* EXERCISE TASK:
Leaving the pictures out, print the lines from the first line of the listing through the line containing "from matplotlib.patches import Patch", exactly as they read, and no others.

Start

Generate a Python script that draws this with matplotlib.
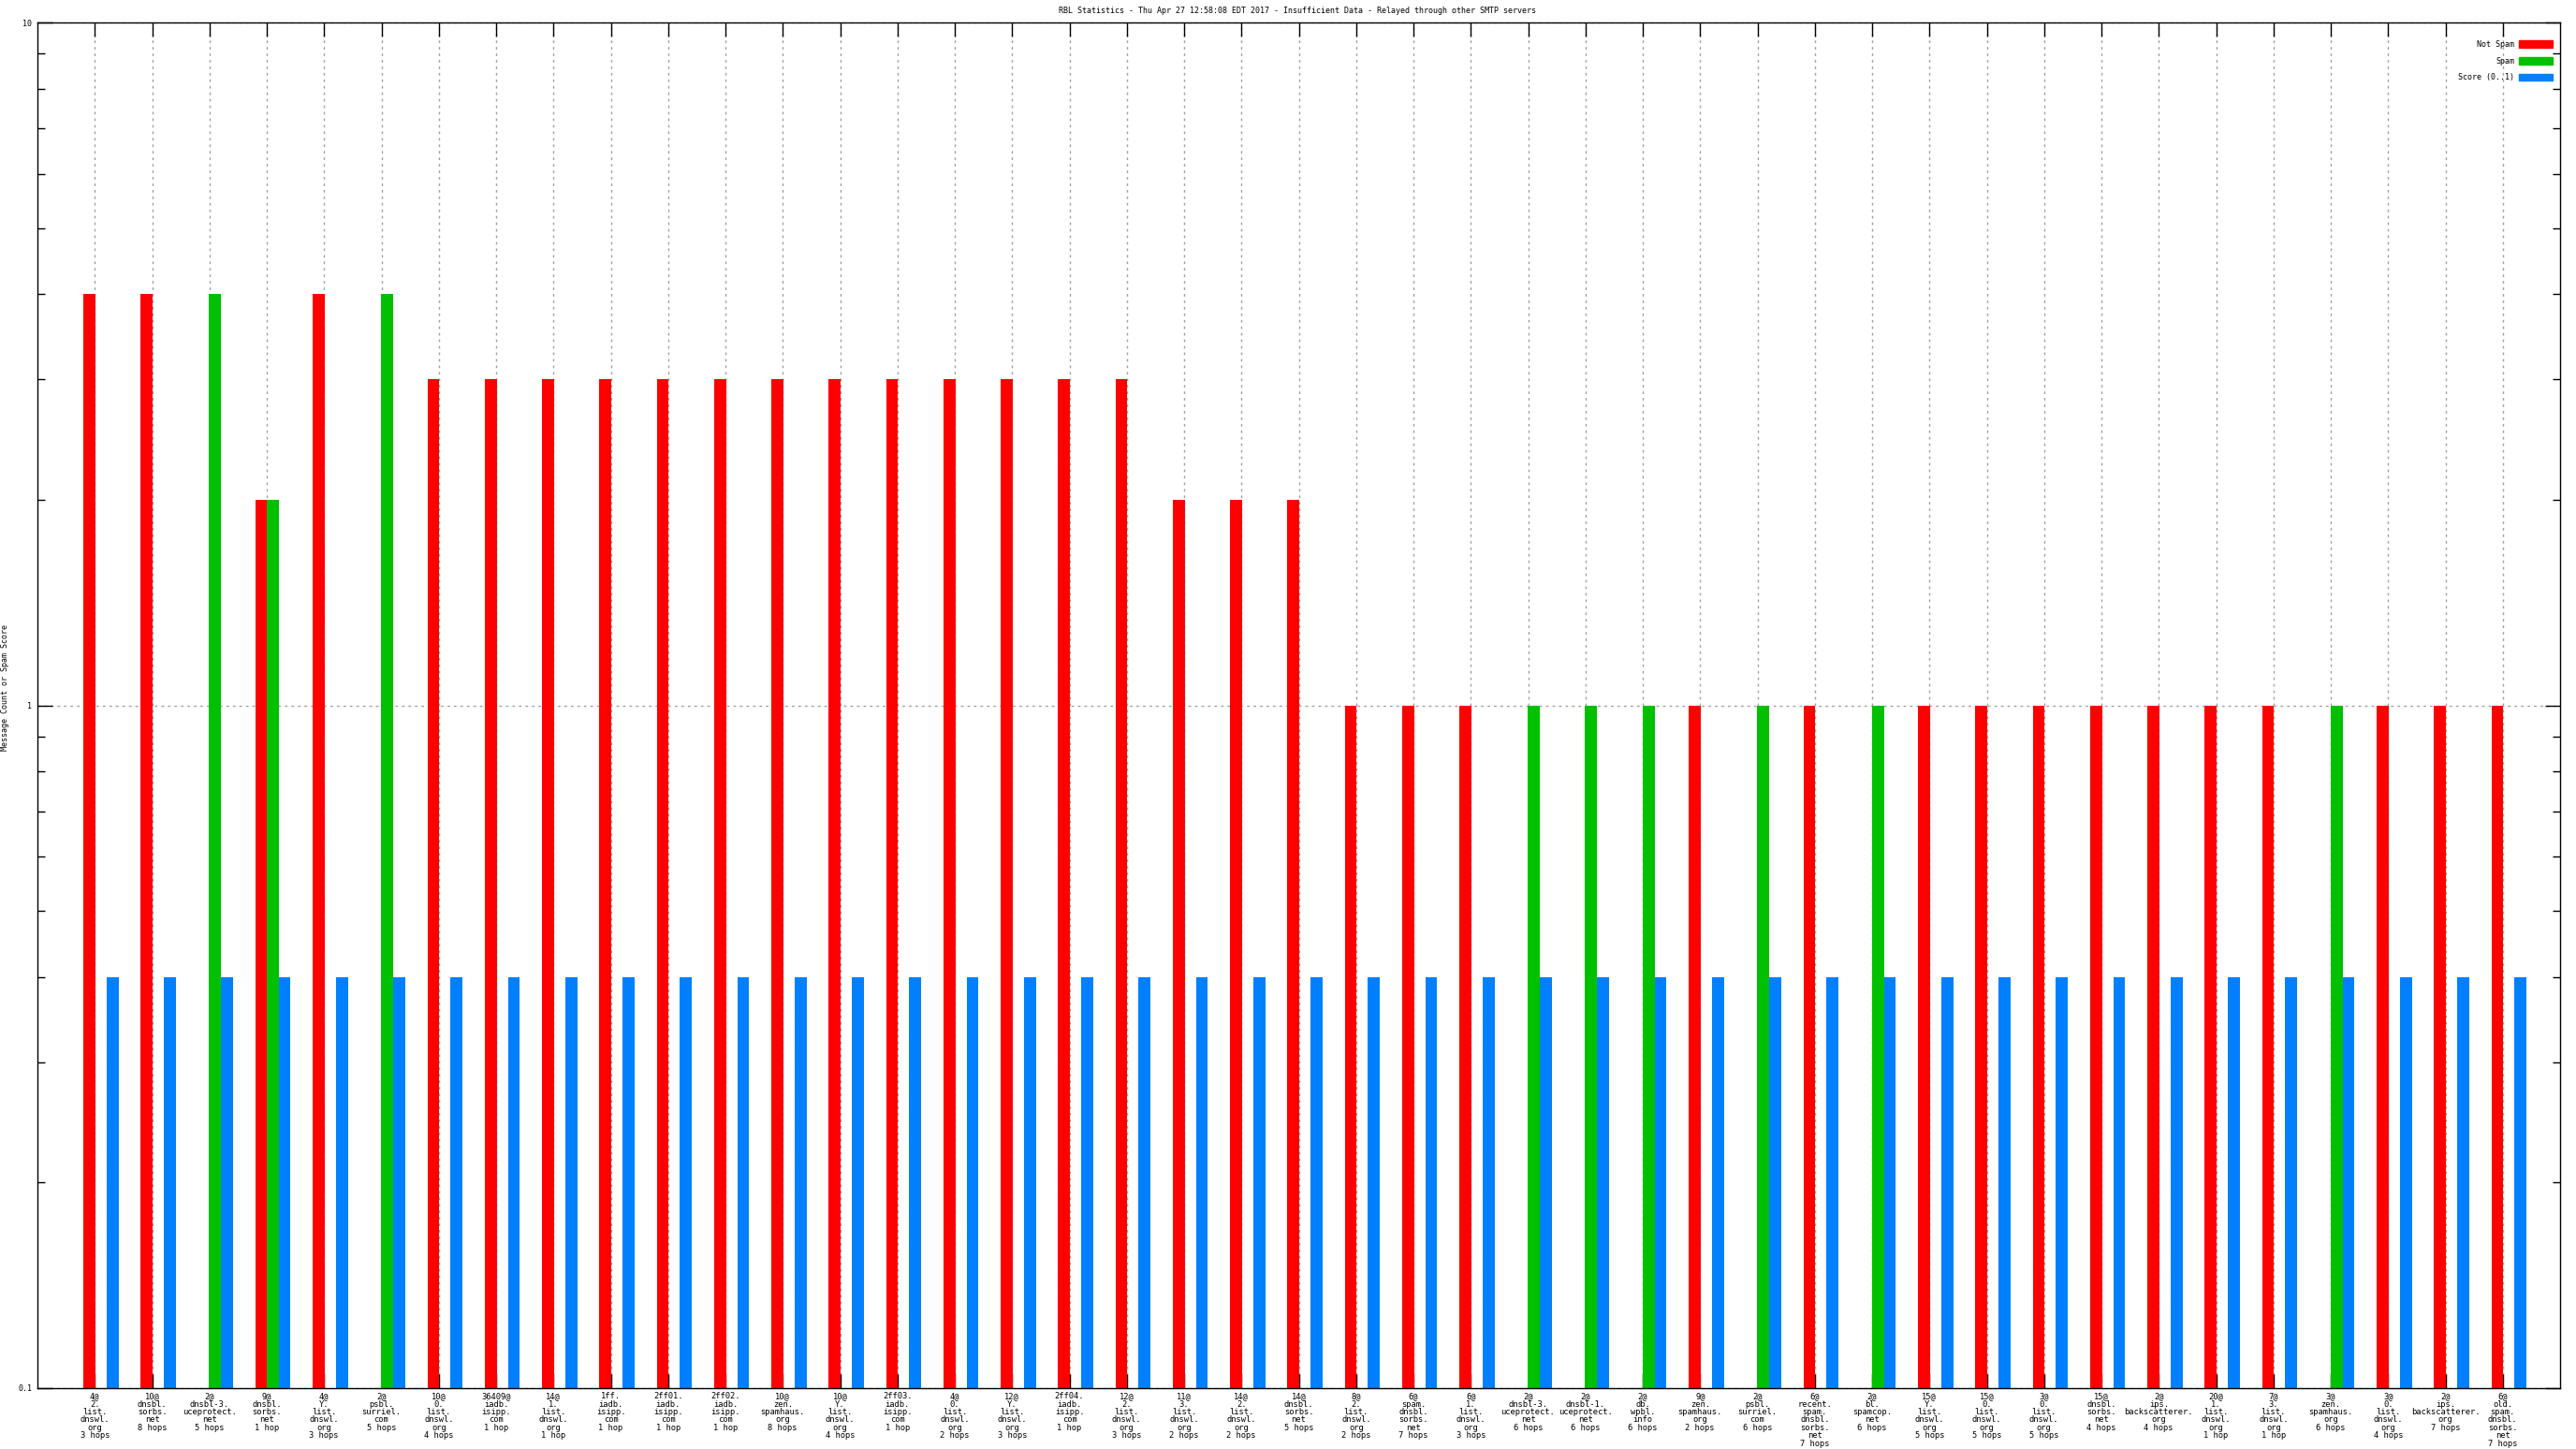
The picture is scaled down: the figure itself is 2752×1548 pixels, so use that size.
import numpy as np
import matplotlib
matplotlib.use('Agg')
import matplotlib.pyplot as plt
from matplotlib.patches import Patch

# group labels (count@ zone, hops)
labels = [
    '4@\n2.\nlist.\ndnswl.\norg\n3 hops',
    '10@\ndnsbl.\nsorbs.\nnet\n8 hops',
    '2@\ndnsbl-3.\nuceprotect.\nnet\n5 hops',
    '9@\ndnsbl.\nsorbs.\nnet\n1 hop',
    '4@\nY.\nlist.\ndnswl.\norg\n3 hops',
    '2@\npsbl.\nsurriel.\ncom\n5 hops',
    '10@\n0.\nlist.\ndnswl.\norg\n4 hops',
    '36409@\niadb.\nisipp.\ncom\n1 hop',
    '14@\n1.\nlist.\ndnswl.\norg\n1 hop',
    '1ff.\niadb.\nisipp.\ncom\n1 hop',
    '2ff01.\niadb.\nisipp.\ncom\n1 hop',
    '2ff02.\niadb.\nisipp.\ncom\n1 hop',
    '10@\nzen.\nspamhaus.\norg\n8 hops',
    '10@\nY.\nlist.\ndnswl.\norg\n4 hops',
    '2ff03.\niadb.\nisipp.\ncom\n1 hop',
    '4@\n0.\nlist.\ndnswl.\norg\n2 hops',
    '12@\nY.\nlist.\ndnswl.\norg\n3 hops',
    '2ff04.\niadb.\nisipp.\ncom\n1 hop',
    '12@\n2.\nlist.\ndnswl.\norg\n3 hops',
    '11@\n3.\nlist.\ndnswl.\norg\n2 hops',
    '14@\n2.\nlist.\ndnswl.\norg\n2 hops',
    '14@\ndnsbl.\nsorbs.\nnet\n5 hops',
    '8@\n2.\nlist.\ndnswl.\norg\n2 hops',
    '6@\nspam.\ndnsbl.\nsorbs.\nnet\n7 hops',
    '6@\n1.\nlist.\ndnswl.\norg\n3 hops',
    '2@\ndnsbl-3.\nuceprotect.\nnet\n6 hops',
    '2@\ndnsbl-1.\nuceprotect.\nnet\n6 hops',
    '2@\ndb.\nwpbl.\ninfo\n6 hops',
    '9@\nzen.\nspamhaus.\norg\n2 hops',
    '2@\npsbl.\nsurriel.\ncom\n6 hops',
    '6@\nrecent.\nspam.\ndnsbl.\nsorbs.\nnet\n7 hops',
    '2@\nbl.\nspamcop.\nnet\n6 hops',
    '15@\nY.\nlist.\ndnswl.\norg\n5 hops',
    '15@\n0.\nlist.\ndnswl.\norg\n5 hops',
    '3@\n0.\nlist.\ndnswl.\norg\n5 hops',
    '15@\ndnsbl.\nsorbs.\nnet\n4 hops',
    '2@\nips.\nbackscatterer.\norg\n4 hops',
    '20@\n1.\nlist.\ndnswl.\norg\n1 hop',
    '7@\n3.\nlist.\ndnswl.\norg\n1 hop',
    '3@\nzen.\nspamhaus.\norg\n6 hops',
    '3@\n0.\nlist.\ndnswl.\norg\n4 hops',
    '2@\nips.\nbackscatterer.\norg\n7 hops',
    '6@\nold.\nspam.\ndnsbl.\nsorbs.\nnet\n7 hops',
]

nan = np.nan
not_spam = [4, 4, nan, 2, 4, nan, 3, 3, 3, 3, 3, 3, 3, 3, 3, 3, 3, 3, 3, 2, 2, 2,
            1, 1, 1, nan, nan, nan, 1, nan, 1, nan, 1, 1, 1, 1, 1, 1, 1, nan, 1, 1, 1]
spam = [nan, nan, 4, 2, nan, 4, nan, nan, nan, nan, nan, nan, nan, nan, nan, nan, nan,
        nan, nan, nan, nan, nan, nan, nan, nan, 1, 1, 1, nan, 1, nan, 1, nan, nan, nan,
        nan, nan, nan, nan, 1, nan, nan, nan]
score = [0.4] * len(labels)

W, H = 2752, 1548
fig = plt.figure(figsize=(W / 100, H / 100), dpi=100)
left, right, top, bottom = 40, 2735, 24, 1483
ax = fig.add_axes([left / W, 1 - bottom / H, (right - left) / W, (bottom - top) / H])
ax.set_axisbelow(True)

font = 'DejaVu Sans Mono'
fs = 6

x = np.arange(len(labels))
w = 0.21
ax.bar(x - 0.2, not_spam, w, align='edge', color='#ff0000', zorder=3)
ax.bar(x - 0.005, spam, w, align='edge', color='#00c000', zorder=3)
ax.bar(x + 0.205, score, w, align='edge', color='#0080ff', zorder=3)

ax.set_yscale('log')
ax.set_ylim(0.1, 10)
ax.set_xlim(-1, len(labels))

ax.set_xticks(x)
ax.set_xticklabels(labels, fontsize=6.3, family=font, linespacing=0.92, va='top')
ax.set_yticks([0.1, 1, 10])
ax.set_yticklabels(['0.1', '1', '10'], fontsize=fs, family=font)
ax.yaxis.set_minor_locator(matplotlib.ticker.LogLocator(base=10, subs=np.arange(2, 10)))
ax.yaxis.set_minor_formatter(matplotlib.ticker.NullFormatter())

ax.tick_params(axis='x', which='major', direction='in', length=11, width=1,
               top=True, bottom=True, pad=3)
ax.tick_params(axis='y', which='major', direction='in', length=11.5, width=1,
               left=True, right=True, pad=4)
ax.tick_params(axis='y', which='minor', direction='in', length=6, width=1,
               left=True, right=True)

ax.grid(True, which='major', color='#a0a0a0', linestyle=(0, (2, 3)), linewidth=1)
ax.grid(False, which='minor')
for s in ax.spines.values():
    s.set_linewidth(1)
    s.set_zorder(4)

handles = [Patch(color='#ff0000', label='Not Spam'),
           Patch(color='#00c000', label='Spam'),
           Patch(color='#0080ff', label='Score (0..1)')]
ax.legend(handles=handles, loc='upper right', frameon=False, markerfirst=False,
          prop={'family': font, 'size': fs}, handlelength=4.3, handleheight=1.0,
          handletextpad=0.6, labelspacing=1.05, borderpad=0, borderaxespad=0,
          bbox_to_anchor=(1 - 8 / (right - left), 1 - 19 / (bottom - top)))

fig.text(1386 / W, 1 - 11 / H,
         'RBL Statistics - Thu Apr 27 12:58:08 EDT 2017 - Insufficient Data - Relayed through other SMTP servers',
         ha='center', va='center', fontsize=fs, family=font)
fig.text(6 / W, 1 - 734 / H, 'Message Count or Spam Score', rotation=90,
         ha='center', va='center', fontsize=fs, family=font)

fig.savefig('out.png', dpi=100)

End

* TASK RESPONSE:
Generate a Python script that draws this with matplotlib.
The picture is scaled down: the figure itself is 2752×1548 pixels, so use that size.
import numpy as np
import matplotlib
matplotlib.use('Agg')
import matplotlib.pyplot as plt
from matplotlib.patches import Patch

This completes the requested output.